Cet écart est estimé pour 2010 à 5,2 milliards d'euros pour l'ensemble des conseils généraux. Il n'est plus en mesure aujourd'hui d'être « absorbé » par nombre de départements, a fortiori avec la réforme de la fiscalité locale de 2010 qui limite leur autonomie fiscale.

Le rapporteur le reconnaît d'ailleurs dans son rapport : « Les dispositions prises aujourd'hui – les 150 millions – ne sont clairement pas à l'échelle du problème. La péréquation ne peut que mettre un peu d'huile dans les rouages ; au rythme actuel, un certain nombre de départements ne passeront pas l'année 2012. »

On peut d'ailleurs se demander si cette situation des départements ne viole pas le principe constitutionnel de libre administration des collectivités territoriales.

C'est pourquoi, suivant en cela les propositions de l'ADF, nous proposerons la création d'un fonds exceptionnel de péréquation de la compensation des allocations individuelles de solidarité départementales qui interviendrait en complément du Fonds de mobilisation départemental pour l'insertion. Ce fonds serait constitué de deux parts : 60 % affectés à la compensation et 40 % à la péréquation. Cette compensation d'un milliard n'est certes pas à la hauteur des pertes subies, mais elle est indispensable si l'on veut éviter des catastrophes.

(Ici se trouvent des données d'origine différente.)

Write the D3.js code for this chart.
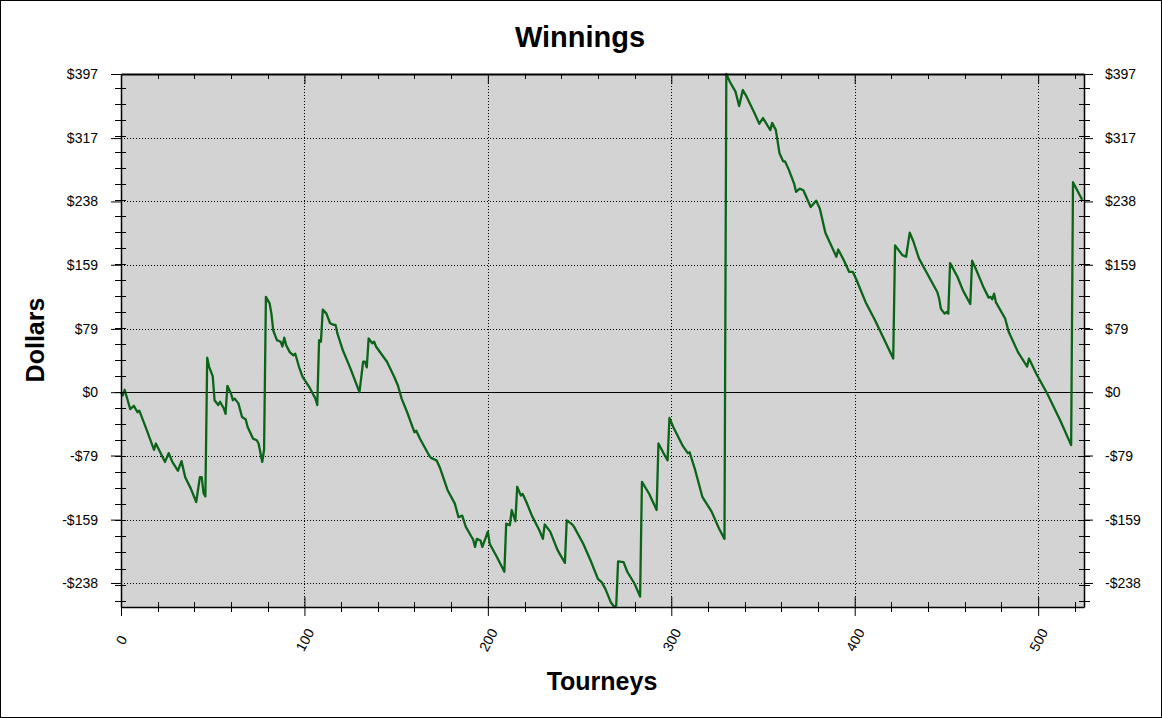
<!DOCTYPE html>
<html>
<head>
<meta charset="utf-8">
<script src="https://cdn.jsdelivr.net/npm/d3@7"></script>
<style>
  html, body { margin: 0; padding: 0; background: #fff; }
  svg { display: block; font-family: Arial, "Liberation Sans", sans-serif; }
</style>
</head>
<body>
<svg id="chart" width="1162" height="718"></svg>
<script>
// ---- data ----
const tourneys = [0,1,2,5,7,9,10,14,18,19,24,26,28,31,33,35,38,41,43,44,45,46,
  47,48,50,51,53,54,56,57,58,60,61,62,64,66,68,69,72,74,75,77,78,
  79,81,82,83,85,87,88,89,90,92,94,95,97,99,103,106,107,
  108,109,110,112,114,116,117,118,121,125,130,132,133,134,135,137,138,139,145,149,151,153,156,160,161,163,168,169,172,174,178,182,184,186,188,191,192,193,194,196,197,200,201,205,209,
  210,212,213,215,216,218,219,221,224,228,230,231,234,238,242,243,246,247,252,256,260,262,264,267,269,270,
  271,274,276,280,283,284,288,292,293,296,298,299,301,306,309,310,313,317,322,326,329,
  330,332,335,337,339,341,345,348,350,354,355,357,359,361,362,364,367,368,370,372,376,379,381,384,390,391,394,397,399,401,406,411,416,421,
  422,426,428,430,432,435,440,445,446,447,449,450,451,452,456,459,463,464,466,470,473,474,475,476,477,482,484,489,494,495,499,505,512,518,519,524];
const winnings = [0,-4,3,-21,-17,-25,-23,-47,-72,-64,-87,-76,-87,-98,-86,-106,-120,-137,-106,-106,-126,-130,
  43,32,20,-10,-16,-12,-20,-27,8,-2,-10,-8,-14,-31,-34,-43,-58,-60,-64,-87,-72,
  119,111,98,77,65,63,57,68,59,50,46,48,32,19,5,-8,-16,
  65,63,103,98,86,84,84,73,52,30,0,38,38,31,67,61,63,57,38,19,8,-8,-25,-50,-48,-58,-79,-82,-85,-95,-122,-139,-156,-154,-168,-180,-184,-193,-183,-185,-193,-174,-189,-206,-224,
  -164,-166,-147,-161,-118,-129,-127,-137,-154,-172,-183,-165,-174,-197,-213,-160,-165,-168,-189,-210,-233,-237,-245,-262,-268,-266,
  -211,-212,-224,-239,-255,-112,-127,-147,-64,-77,-85,-32,-43,-66,-76,-75,-97,-131,-149,-170,-183,
  397,387,375,357,377,369,350,335,342,327,336,327,298,288,288,278,260,250,254,252,231,239,229,199,169,178,165,150,150,140,112,90,66,42,
  183,171,169,199,188,167,146,125,117,104,98,100,98,161,144,127,110,164,154,132,118,119,116,123,112,92,75,50,32,42,23,-2,-35,-66,262,240];
const yTickValues = [-238,-159,-79,0,79,159,238,317,397];
const yTickLabels = ["-$238","-$159","-$79","$0","$79","$159","$238","$317","$397"];
const xTickValues = [0,100,200,300,400,500];
const xTickLabels = ["0","100","200","300","400","500"];
const xMinorValues = d3.range(20, 525, 20).filter(d => d % 100 !== 0);
const yMinorValues = d3.range(-260, 398, 20);
const titleText = "Winnings";
const xTitle = "Tourneys";
const yTitle = "Dollars";

// ---- layout ----
const svg = d3.select("#chart");
const W = 1162, H = 718;
const L = 121, R = 1084, T = 74, B = 607;
const x = d3.scaleLinear().domain([0, 525]).range([L, R]);
const y = d3.scaleLinear().domain([-268, 397]).range([B, T]);

svg.append("rect").attr("x", 0.5).attr("y", 0.5).attr("width", W - 1).attr("height", H - 1)
  .attr("fill", "#fff").attr("stroke", "#000").attr("stroke-width", 1);

svg.append("rect").attr("x", L).attr("y", T).attr("width", R - L).attr("height", B - T)
  .attr("fill", "#d3d3d3");

// grid
const grid = svg.append("g");
grid.selectAll("line.gy").data(yTickValues.filter(d => d !== 0)).join("line")
  .attr("x1", L).attr("x2", R)
  .attr("y1", d => Math.round(y(d)) + 0.5).attr("y2", d => Math.round(y(d)) + 0.5)
  .attr("stroke", "#000").attr("stroke-width", 1).attr("stroke-dasharray", "1,2");
grid.selectAll("line.gx").data(xTickValues.filter(d => d !== 0)).join("line")
  .attr("y1", T).attr("y2", B)
  .attr("x1", d => Math.round(x(d)) + 0.5).attr("x2", d => Math.round(x(d)) + 0.5)
  .attr("stroke", "#000").attr("stroke-width", 1).attr("stroke-dasharray", "1,2");
grid.append("line").attr("x1", L).attr("x2", R)
  .attr("y1", Math.round(y(0)) + 0.5).attr("y2", Math.round(y(0)) + 0.5)
  .attr("stroke", "#000").attr("stroke-width", 1);

// line
const line = d3.line().x((d, i) => x(tourneys[i])).y(d => y(d));
svg.append("path").datum(winnings).attr("d", line)
  .attr("fill", "none").attr("stroke", "#0b6418").attr("stroke-width", 2.3)
  .attr("stroke-linejoin", "round");

// axes
const fmtY = (d) => yTickLabels[yTickValues.indexOf(d)];
const fmtX = (d) => xTickLabels[xTickValues.indexOf(d)];

const gl = svg.append("g").attr("transform", `translate(${L},0)`)
  .call(d3.axisLeft(y).tickValues(yTickValues).tickFormat(fmtY).tickSize(10).tickPadding(13).tickSizeOuter(0));
const gr = svg.append("g").attr("transform", `translate(${R},0)`)
  .call(d3.axisRight(y).tickValues(yTickValues).tickFormat(fmtY).tickSize(9).tickPadding(12).tickSizeOuter(0));
const gb = svg.append("g").attr("transform", `translate(0,${B})`)
  .call(d3.axisBottom(x).tickValues(xTickValues).tickFormat(fmtX).tickSize(9).tickPadding(0).tickSizeOuter(0));
const gt = svg.append("g").attr("transform", `translate(0,${T})`)
  .call(d3.axisTop(x).tickValues(xTickValues).tickFormat("").tickSize(-10).tickSizeOuter(0));

[gl, gr, gb, gt].forEach(g => {
  g.selectAll(".domain").attr("stroke", "#000").attr("stroke-width", 1.5);
  g.selectAll(".tick line").attr("stroke", "#000");
  g.selectAll("text").attr("font-size", 14).attr("fill", "#000")
    .attr("font-family", "Arial, 'Liberation Sans', sans-serif");
});
gt.select(".domain").attr("stroke-width", 2);

// bottom major ticks also cross inside
gb.selectAll(".tick line").attr("y1", -10).attr("y2", 9);
gb.selectAll(".tick").filter(d => d === 0).select("line").attr("y1", 0);
// rotated x labels
gb.selectAll(".tick text")
  .attr("text-anchor", "middle")
  .attr("dy", "0.35em")
  .attr("transform", "translate(0,33) rotate(-62)")
  .attr("y", 0);

// minor ticks
const minor = svg.append("g").attr("stroke", "#000").attr("stroke-width", 1);
minor.selectAll("line.ml").data(yMinorValues).join("line")
  .attr("x1", L - 6).attr("x2", L + 5)
  .attr("y1", d => Math.round(y(d)) + 0.5).attr("y2", d => Math.round(y(d)) + 0.5);
minor.selectAll("line.mr").data(yMinorValues).join("line")
  .attr("x1", R - 5).attr("x2", R + 6)
  .attr("y1", d => Math.round(y(d)) + 0.5).attr("y2", d => Math.round(y(d)) + 0.5);
minor.selectAll("line.mb").data(xMinorValues).join("line")
  .attr("y1", B - 5).attr("y2", B + 5)
  .attr("x1", d => Math.round(x(d)) + 0.5).attr("x2", d => Math.round(x(d)) + 0.5);
minor.selectAll("line.mt").data(xMinorValues).join("line")
  .attr("y1", T).attr("y2", T + 5)
  .attr("x1", d => Math.round(x(d)) + 0.5).attr("x2", d => Math.round(x(d)) + 0.5);

// titles
svg.append("text").attr("x", 580).attr("y", 47).attr("text-anchor", "middle")
  .attr("font-size", 29).attr("font-weight", "bold").text(titleText);
svg.append("text").attr("x", 602).attr("y", 690).attr("text-anchor", "middle")
  .attr("font-size", 25).attr("font-weight", "bold").text(xTitle);
svg.append("text").attr("transform", "translate(44,340) rotate(-90)").attr("text-anchor", "middle")
  .attr("font-size", 25).attr("font-weight", "bold").text(yTitle);
</script>
</body>
</html>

Il en est de même pour les régions. Depuis la réforme de la TP, les recettes fiscales sont remplacées par des quasi-dotations et les seules recettes fiscales restant aux régions sont non pérennes, régressives et aucunement en rapport avec leurs compétences. En outre, avec le gel des dotations de l'État, les régions ne disposent aujourd'hui d'aucune marge de manoeuvre pour assurer leurs missions de service public, à l'heure même où elles sont sollicitées au titre des investissements d'avenir par le Gouvernement.

C'est particulièrement le cas dans le domaine des transports. La commission des finances a adopté notre amendement proposant de porter de 0,55 à 0,85 % le taux du versement transport dans les agglomérations de moins de 100 000 habitants. En cohérence avec cette mesure, il nous paraît indispensable d'autoriser les régions à voter un taux additionnel maximal de 0,2 % au versement transport pour le financement des trains express régionaux. En effet, les transports infrarégionaux servent de manière croissante au trajet entre le domicile et le travail et le phénomène va s'amplifier à l'avenir puisque le cadencement leur donne le statut de trains hors agglomération et de Tram en agglomération.